* Start Exercise materials *

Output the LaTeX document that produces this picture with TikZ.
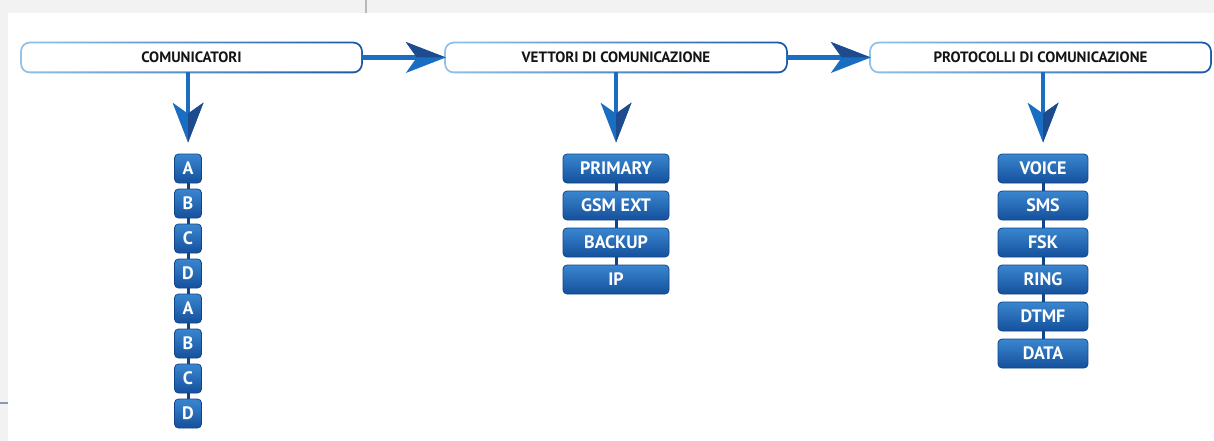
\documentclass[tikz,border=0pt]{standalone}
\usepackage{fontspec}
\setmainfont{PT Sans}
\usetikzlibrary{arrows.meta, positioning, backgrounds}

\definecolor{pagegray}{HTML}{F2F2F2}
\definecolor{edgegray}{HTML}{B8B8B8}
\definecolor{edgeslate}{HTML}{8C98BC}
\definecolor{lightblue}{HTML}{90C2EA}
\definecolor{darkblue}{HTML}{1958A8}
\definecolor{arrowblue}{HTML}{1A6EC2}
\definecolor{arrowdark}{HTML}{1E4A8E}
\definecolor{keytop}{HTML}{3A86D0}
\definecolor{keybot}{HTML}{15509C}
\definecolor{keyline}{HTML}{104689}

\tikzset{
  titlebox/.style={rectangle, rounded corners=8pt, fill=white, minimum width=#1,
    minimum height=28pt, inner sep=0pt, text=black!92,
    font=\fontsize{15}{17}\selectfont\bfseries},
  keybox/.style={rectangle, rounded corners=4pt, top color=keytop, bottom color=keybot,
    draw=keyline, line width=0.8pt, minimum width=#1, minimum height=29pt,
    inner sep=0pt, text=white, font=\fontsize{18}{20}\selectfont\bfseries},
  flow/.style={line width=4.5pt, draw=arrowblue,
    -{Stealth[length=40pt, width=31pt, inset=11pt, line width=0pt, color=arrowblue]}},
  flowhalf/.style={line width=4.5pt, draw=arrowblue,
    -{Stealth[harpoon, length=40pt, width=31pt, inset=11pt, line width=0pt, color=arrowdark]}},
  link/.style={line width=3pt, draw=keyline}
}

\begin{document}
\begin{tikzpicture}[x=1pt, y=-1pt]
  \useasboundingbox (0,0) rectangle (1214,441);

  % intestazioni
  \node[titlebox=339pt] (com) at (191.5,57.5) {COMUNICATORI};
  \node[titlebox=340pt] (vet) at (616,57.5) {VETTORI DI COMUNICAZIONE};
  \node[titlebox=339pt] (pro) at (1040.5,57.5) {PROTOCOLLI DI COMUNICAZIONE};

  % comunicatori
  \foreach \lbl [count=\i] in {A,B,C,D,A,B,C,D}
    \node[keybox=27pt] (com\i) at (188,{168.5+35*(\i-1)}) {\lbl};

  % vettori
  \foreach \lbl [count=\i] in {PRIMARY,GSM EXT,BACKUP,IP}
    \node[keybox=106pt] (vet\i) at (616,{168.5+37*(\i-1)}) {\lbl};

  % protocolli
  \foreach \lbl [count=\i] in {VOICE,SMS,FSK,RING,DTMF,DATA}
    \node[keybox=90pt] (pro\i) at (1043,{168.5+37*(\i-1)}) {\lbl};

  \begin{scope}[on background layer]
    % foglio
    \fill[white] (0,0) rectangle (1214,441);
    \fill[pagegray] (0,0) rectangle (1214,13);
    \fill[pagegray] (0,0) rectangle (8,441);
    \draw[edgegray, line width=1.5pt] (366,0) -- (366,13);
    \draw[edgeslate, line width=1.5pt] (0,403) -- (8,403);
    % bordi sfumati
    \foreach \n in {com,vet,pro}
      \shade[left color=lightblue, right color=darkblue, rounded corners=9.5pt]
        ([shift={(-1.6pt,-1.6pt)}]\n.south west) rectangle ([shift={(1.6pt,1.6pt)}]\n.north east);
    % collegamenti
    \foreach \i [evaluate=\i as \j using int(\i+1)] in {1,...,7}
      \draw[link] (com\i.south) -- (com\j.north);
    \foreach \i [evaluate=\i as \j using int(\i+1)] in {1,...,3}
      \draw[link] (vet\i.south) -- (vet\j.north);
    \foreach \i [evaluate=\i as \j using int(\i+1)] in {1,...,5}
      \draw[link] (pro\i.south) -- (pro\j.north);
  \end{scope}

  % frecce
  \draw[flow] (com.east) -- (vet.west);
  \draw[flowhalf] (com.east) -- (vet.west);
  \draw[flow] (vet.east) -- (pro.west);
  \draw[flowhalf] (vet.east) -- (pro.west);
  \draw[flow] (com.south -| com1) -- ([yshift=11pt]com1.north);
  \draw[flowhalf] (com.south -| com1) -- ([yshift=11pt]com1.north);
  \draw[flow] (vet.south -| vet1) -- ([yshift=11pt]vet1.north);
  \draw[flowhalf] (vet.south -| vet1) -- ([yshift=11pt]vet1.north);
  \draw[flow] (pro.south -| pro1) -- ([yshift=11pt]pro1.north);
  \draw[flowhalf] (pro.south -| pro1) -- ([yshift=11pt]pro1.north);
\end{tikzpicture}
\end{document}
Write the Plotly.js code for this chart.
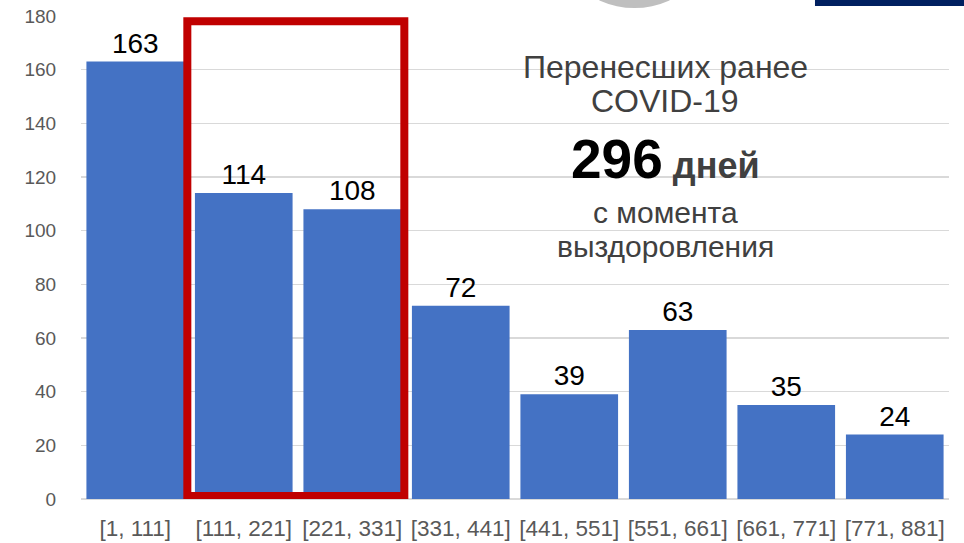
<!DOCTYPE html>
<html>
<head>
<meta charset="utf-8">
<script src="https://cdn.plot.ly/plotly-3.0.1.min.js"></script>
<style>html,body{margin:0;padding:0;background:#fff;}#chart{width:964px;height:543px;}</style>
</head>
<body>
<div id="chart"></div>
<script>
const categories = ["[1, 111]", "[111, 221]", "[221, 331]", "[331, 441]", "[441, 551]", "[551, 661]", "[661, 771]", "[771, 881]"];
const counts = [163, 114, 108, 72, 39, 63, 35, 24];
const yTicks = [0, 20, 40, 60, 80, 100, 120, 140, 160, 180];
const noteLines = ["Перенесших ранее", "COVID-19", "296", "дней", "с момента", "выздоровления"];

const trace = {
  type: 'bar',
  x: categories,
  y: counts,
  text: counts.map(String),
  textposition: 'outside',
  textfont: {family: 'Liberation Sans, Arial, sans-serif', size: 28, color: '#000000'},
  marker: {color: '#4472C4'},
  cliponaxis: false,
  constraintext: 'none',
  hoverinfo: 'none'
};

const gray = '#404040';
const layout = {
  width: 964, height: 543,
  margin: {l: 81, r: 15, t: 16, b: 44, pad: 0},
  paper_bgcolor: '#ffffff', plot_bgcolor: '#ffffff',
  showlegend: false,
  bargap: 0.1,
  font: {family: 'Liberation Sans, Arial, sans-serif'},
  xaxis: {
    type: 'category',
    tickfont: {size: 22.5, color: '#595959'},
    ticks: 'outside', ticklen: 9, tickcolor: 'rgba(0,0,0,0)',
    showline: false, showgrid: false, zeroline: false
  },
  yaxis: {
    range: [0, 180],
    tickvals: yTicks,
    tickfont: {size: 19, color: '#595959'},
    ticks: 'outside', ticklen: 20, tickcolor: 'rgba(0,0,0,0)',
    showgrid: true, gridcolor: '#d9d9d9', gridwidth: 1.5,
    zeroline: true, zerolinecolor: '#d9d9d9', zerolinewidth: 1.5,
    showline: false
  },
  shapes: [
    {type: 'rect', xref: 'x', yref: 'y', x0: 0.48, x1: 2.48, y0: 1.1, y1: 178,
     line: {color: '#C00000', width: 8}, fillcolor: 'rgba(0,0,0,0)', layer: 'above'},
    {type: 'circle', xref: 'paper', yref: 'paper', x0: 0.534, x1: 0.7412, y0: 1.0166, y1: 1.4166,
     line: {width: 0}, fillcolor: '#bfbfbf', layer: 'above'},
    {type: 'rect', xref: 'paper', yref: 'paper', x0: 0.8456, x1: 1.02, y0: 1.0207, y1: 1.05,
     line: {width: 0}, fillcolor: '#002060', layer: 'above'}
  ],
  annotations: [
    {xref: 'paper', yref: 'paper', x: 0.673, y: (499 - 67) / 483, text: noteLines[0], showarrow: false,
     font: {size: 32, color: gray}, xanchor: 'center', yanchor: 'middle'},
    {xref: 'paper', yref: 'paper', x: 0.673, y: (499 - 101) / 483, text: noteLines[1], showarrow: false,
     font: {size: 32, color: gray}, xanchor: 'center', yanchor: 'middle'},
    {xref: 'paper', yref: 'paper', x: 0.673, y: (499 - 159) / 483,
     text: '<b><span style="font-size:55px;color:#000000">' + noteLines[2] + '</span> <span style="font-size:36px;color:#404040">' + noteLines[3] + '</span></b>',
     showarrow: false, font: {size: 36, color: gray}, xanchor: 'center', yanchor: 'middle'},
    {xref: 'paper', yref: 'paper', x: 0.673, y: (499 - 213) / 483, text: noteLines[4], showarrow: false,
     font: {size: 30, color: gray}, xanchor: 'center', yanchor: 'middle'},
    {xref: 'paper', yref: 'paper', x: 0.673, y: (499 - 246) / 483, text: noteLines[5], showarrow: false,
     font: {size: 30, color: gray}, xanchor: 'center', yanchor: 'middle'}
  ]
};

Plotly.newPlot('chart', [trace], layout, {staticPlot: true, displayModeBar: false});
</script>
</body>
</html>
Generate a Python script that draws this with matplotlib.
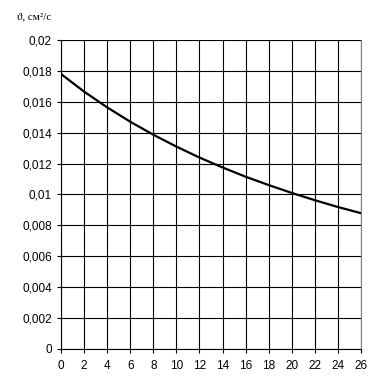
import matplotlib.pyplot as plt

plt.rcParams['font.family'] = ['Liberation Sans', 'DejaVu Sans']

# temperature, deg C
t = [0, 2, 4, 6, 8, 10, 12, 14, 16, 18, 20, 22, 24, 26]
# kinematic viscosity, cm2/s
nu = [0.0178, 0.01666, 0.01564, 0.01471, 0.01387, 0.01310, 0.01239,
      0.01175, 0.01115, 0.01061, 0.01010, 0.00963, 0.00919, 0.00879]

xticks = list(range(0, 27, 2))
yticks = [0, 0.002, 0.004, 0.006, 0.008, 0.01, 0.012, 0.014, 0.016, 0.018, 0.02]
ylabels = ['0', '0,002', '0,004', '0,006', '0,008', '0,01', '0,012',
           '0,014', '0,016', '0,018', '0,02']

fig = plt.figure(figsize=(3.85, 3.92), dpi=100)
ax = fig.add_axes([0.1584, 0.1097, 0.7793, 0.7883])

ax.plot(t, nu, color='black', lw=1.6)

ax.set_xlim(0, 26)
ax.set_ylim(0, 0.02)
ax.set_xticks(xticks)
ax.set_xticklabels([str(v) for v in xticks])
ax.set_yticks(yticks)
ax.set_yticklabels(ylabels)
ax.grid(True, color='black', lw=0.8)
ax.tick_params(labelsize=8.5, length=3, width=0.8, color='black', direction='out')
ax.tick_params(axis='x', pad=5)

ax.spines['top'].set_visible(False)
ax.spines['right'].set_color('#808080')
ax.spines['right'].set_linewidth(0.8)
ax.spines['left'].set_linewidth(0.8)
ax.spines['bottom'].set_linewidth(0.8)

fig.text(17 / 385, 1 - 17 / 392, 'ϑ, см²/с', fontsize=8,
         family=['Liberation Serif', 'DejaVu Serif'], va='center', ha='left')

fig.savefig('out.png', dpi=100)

* End Exercise materials *

*What is expected*
Above are the records; copy every line in them that holds the word "script".

*Completed task*
<script src="https://cdn.plot.ly/plotly-3.0.1.min.js"></script>
<script>
</script>
Generate a Python script that draws this with matplotlib.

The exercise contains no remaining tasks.